U.S. President Joe Biden signed an executive order on artificial intelligence that establishes standards for security and privacy protections and requires developers to safety-test new models — casting it as necessary regulation for the emerging technology.
“To realize the promise of AI and avoid the risk, we need to govern this technology,” Biden said at a White House event Monday, detailing his most significant action yet on a technology whose practical applications and public use have skyrocketed in recent months.
The order will have broad impacts on companies developing powerful AI tools that could threaten national security. Leading developers such as Microsoft Corp., Amazon.com Inc and Alphabet Inc.’s Google will need to submit test results on their new models to the government before releasing them to the public.
Biden said the Commerce Department will also develop standards for watermarking AI-generated content, such as audio or images, often referred to as “deepfakes.”
“That way you can tell whether it’s real or it’s not,” Biden said, noting that “AI devices are being used to deceive people.”
Biden said he had watched deepfakes of himself speaking and marvelled at how realistic the images appeared, often asking himself, “When the hell did I say that?”
The rule aims to leverage the US government’s position as a top customer for big tech companies to vet technology with potential national or economic security risks and health and safety impacts. Bloomberg Government earlier reported on a draft of the order.
The order will marshal federal agencies across government. Biden said he will direct the Department of Energy to ensure AI systems don’t pose chemical, biological or nuclear risks and the Departments of Defense and Homeland Security to develop cyber protections to make computers and critical infrastructure safer.
Biden said he would also meet Tuesday with Senate Majority Leader Chuck Schumer and lawmakers from both parties at the White House on artificial intelligence and passing legislation on privacy concerns. Biden has repeatedly pushed lawmakers to approve privacy protections.
Schumer has called for the US to spend at least $32 billion to boost AI research and development and said Monday that he hoped to have legislation setting standards for the technology ready in the coming months.
Lawmakers have been holding briefings and meeting with tech representatives, including Meta Platforms Inc.’s Mark Zuckerberg and OpenAI’s Sam Altman, to better understand the technology before drafting legislation. Venture capitalists Marc Andreessen and John Doerr have also participated in the closed-door sessions.
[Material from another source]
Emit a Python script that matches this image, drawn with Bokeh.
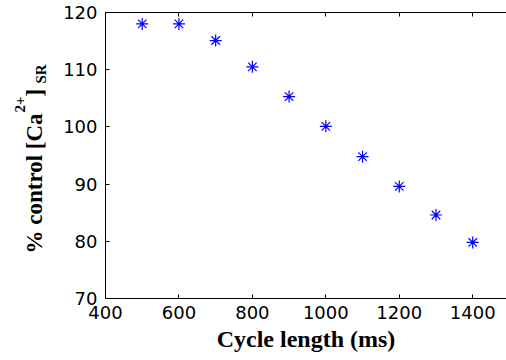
import math
from bokeh.plotting import figure
from bokeh.models import LinearAxis, FixedTicker, Range1d
from bokeh.layouts import row
from bokeh.core.properties import value
from bokeh.embed import file_html
from bokeh.resources import INLINE

# data
cycle_length = [500, 600, 700, 800, 900, 1000, 1100, 1200, 1300, 1400]
pct_control = [118.0, 118.0, 115.1, 110.5, 105.3, 100.1, 94.8, 89.6, 84.6, 79.8]
x_ticks = [400, 600, 800, 1000, 1200, 1400]
y_ticks = [70, 80, 90, 100, 110, 120]
x_label = "Cycle length (ms)"
y_label_parts = ["% control [Ca", "2+", "]", "SR"]

TICK_FONT = "DejaVu Sans"
TICK_SIZE = "18px"
LABEL_FONT = "Liberation Serif"

H = 360
LW = 60  # width of the strip carrying the y-axis title
TOP, BOTTOM = 12, 62

# main plot
p = figure(width=506 - LW, height=H, output_backend="svg", toolbar_location=None,
           x_range=Range1d(400, 1492), y_range=Range1d(70, 120),
           min_border_left=104 - LW, min_border_right=0, min_border_top=TOP,
           min_border_bottom=BOTTOM, x_axis_location=None, y_axis_location=None)
p.outline_line_color = None
p.xgrid.visible = False
p.ygrid.visible = False

def style_axis(ax, ticks, show_labels=True):
    ax.ticker = FixedTicker(ticks=ticks)
    ax.major_tick_in = 4
    ax.major_tick_out = 0
    ax.minor_tick_line_color = None
    ax.major_tick_line_color = "black"
    ax.axis_line_color = "black"
    ax.axis_line_width = 1
    if show_labels:
        ax.major_label_text_font = TICK_FONT
        ax.major_label_text_font_size = TICK_SIZE
        ax.major_label_text_color = "black"
    else:
        ax.major_label_overrides = {t: "" for t in ticks}
        ax.major_label_text_font_size = "1px"
        ax.major_label_standoff = 0

xb = LinearAxis()
style_axis(xb, x_ticks)
xb.major_label_standoff = 7
xb.axis_label = x_label
xb.axis_label_text_font = LABEL_FONT
xb.axis_label_text_font_style = "bold"
xb.axis_label_text_font_size = "24px"
xb.axis_label_text_color = "black"
xb.axis_label_standoff = 4
p.add_layout(xb, "below")

xt = LinearAxis()
style_axis(xt, x_ticks, show_labels=False)
p.add_layout(xt, "above")

yl = LinearAxis()
style_axis(yl, y_ticks)
yl.major_label_standoff = 8
p.add_layout(yl, "left")

p.scatter(cycle_length, pct_control, marker="asterisk", size=12,
          line_color="#0000ff", line_width=1.2)

# strip with the y-axis title: % control [Ca^{2+}]_{SR}
# its frame matches the main frame vertically; y units = pixels from the page bottom
L = figure(width=LW, height=H, output_backend="svg", toolbar_location=None,
           x_range=Range1d(0, LW), y_range=Range1d(BOTTOM, H - TOP),
           min_border_left=0, min_border_right=0, min_border_top=TOP,
           min_border_bottom=BOTTOM, x_axis_location=None, y_axis_location=None)
L.outline_line_color = None
L.xgrid.visible = False
L.ygrid.visible = False
ang = math.pi / 2
piece_pos = [(34, 107), (19, 248), (34, 264), (40, 277)]
piece_size = ["23px", "15px", "23px", "15px"]
for txt, (px, py), fs in zip(y_label_parts, piece_pos, piece_size):
    L.text(x=[px], y=[py], text=[txt], angle=ang,
           text_font=value(LABEL_FONT), text_font_style="bold",
           text_font_size=value(fs), text_color="black",
           text_align="left", text_baseline="alphabetic")

layout = row(L, p, spacing=0)
open("out.html", "w").write(file_html(layout, INLINE))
Monday’s action builds on voluntary commitments to securely deploy AI adopted by more than a dozen companies over the summer at the White House’s request and its blueprint for an “AI Bill of Rights,” a guide for safe development and use.
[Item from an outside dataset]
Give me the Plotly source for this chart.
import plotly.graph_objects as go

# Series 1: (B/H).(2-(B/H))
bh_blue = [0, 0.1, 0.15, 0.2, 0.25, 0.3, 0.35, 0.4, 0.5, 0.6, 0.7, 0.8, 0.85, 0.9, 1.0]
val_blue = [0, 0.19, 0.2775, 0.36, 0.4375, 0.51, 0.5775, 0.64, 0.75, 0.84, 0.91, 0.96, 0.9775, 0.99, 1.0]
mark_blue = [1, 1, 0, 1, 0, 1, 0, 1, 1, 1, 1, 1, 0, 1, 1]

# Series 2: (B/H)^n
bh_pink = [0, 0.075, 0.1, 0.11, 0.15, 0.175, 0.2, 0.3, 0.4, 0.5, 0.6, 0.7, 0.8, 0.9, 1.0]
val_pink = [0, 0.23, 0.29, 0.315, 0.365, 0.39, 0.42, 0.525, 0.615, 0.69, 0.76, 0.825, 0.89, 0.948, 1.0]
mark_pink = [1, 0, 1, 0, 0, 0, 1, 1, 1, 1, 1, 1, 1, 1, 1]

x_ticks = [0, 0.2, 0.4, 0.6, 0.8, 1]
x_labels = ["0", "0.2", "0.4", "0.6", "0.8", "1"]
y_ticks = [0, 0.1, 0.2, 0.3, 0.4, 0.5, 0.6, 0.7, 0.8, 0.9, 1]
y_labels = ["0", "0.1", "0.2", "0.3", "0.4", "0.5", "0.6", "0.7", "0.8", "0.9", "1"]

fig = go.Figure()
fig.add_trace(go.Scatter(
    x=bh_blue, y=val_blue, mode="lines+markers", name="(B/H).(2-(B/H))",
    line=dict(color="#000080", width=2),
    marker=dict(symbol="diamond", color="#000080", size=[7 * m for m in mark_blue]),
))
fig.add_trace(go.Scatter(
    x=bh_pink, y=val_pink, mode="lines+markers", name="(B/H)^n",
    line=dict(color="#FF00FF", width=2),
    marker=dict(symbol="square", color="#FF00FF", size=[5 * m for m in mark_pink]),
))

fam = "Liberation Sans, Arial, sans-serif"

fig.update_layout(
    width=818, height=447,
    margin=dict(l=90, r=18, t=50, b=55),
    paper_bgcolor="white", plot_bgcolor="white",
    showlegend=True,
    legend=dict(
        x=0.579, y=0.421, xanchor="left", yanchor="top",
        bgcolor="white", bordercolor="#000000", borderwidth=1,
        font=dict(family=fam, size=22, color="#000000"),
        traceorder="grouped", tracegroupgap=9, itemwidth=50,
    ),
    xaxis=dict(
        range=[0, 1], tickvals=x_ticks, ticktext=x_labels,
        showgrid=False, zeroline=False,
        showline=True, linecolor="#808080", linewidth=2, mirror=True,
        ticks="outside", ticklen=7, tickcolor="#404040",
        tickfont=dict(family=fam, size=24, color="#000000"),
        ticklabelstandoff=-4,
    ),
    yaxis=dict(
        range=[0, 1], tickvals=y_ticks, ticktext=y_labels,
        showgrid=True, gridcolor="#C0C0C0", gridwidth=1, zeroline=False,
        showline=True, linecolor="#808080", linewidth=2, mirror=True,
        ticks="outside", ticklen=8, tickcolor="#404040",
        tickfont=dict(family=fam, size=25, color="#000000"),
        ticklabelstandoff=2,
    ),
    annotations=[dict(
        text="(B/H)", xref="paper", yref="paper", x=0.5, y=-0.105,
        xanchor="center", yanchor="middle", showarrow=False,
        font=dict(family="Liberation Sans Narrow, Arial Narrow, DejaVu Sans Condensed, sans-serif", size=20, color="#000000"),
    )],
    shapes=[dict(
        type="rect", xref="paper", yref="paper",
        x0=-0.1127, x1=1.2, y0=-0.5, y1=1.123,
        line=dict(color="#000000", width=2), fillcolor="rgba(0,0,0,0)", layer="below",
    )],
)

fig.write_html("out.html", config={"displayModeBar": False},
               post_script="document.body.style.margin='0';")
“This executive order sends a critical message: that AI used by the United States government will be responsible AI,” IBM Corp. Chairman and Chief Executive Officer Arvind Krishna said in a statement. IBM Vice Chairman Gary Cohn, former President Donald Trump’s National Economic Council director, attended Monday’s event.
Microsoft views the order as “another critical step forward in the governance of AI technology,” Vice Chairman and President Brad Smith said in a statement.
Biden’s directive precedes a trip by Vice President Kamala Harris and industry leaders to a UK-hosted summit about AI risks, giving Harris a US plan to present on the world stage.
“Technology with global impact requires global action,” Harris said Monday. “We will work with our allies and our partners to apply existing international rules and norms with a purpose to promote global order and stability.”
The U.S. set aside US$1.6 billion in fiscal 2023 for AI, a number that’s expected to increase as the military releases more detail about its spending, according to Bloomberg Government data.
Biden has repeatedly called for guidance to be issued that safeguards Americans from algorithmic bias in housing, government benefits programs and by federal contractors.
The Justice Department warned in a January filing that companies that sell algorithms to screen potential tenants are liable under the Fair Housing Act if they discriminate against Black applicants. Biden directed the department to establish best practices for investigating and prosecuting such civil-rights violations related to AI, including in the criminal justice system.
The order also asks immigration officials to lessen visa requirements for overseas talent seeking to work at American AI companies.